After I have learned all the steps it is time to partner up. It is surprising to me that there are equal numbers of men and women here. The instructor sees us all paired and laughs. I am pretty sure he then says something about how this is a dance of love and pulls his dance partner closer to him to show us that we should all be very close and holding each other more tightly. Damn, I think. Get closer to all of these sweaty guys, I’m not sure how I feel about that, but I decide that I really want to keep dancing and I pretend the sweat is really just the rain falling outside and into the boat.
After the first dance, about an hour and a half in I need a break to cool off and go up to the deck. I find Nacim’s friends smoking and chatting and one of the girls tries her hardest to speak French.

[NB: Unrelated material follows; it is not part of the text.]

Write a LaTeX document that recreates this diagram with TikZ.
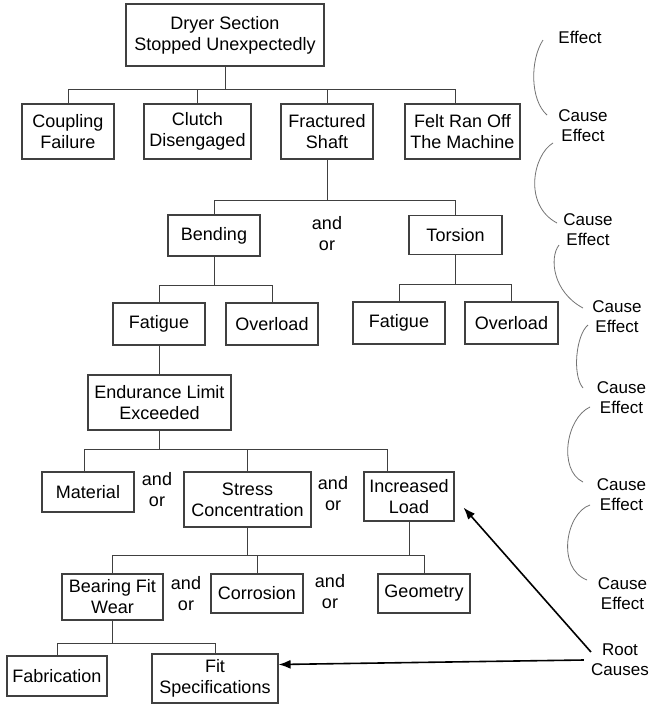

“Seattle, WA.” Her eyes light up.
“Love!” She seems really happy about it and so I think perhaps she’s visited Seattle at some point, but I find out from Nacim later that there are lots of places she loves and wants to go to but she is too afraid to visit because of the language difference. I tell him I will learn French so she can visit, but he just nods and says, “No, she never will do.”
Around midnight we leave the boat because it is Sunday and the girls have to get up early for work in the morning. I am glad to leave because I am exhausted though I’m not sure why since I didn’t exactly do anything that day. Then I remember the trek with my bag and think, how can I get a lackey for my trip so that I don’t have to keep lugging this bag around?
I am happy to get back to the tiny mattress on the ground even if it is uncomfortable, just for a few hours of sleep. I will soon find that a few hours may be the best I get for the next few nights, but I don’t realize that yet so all is well.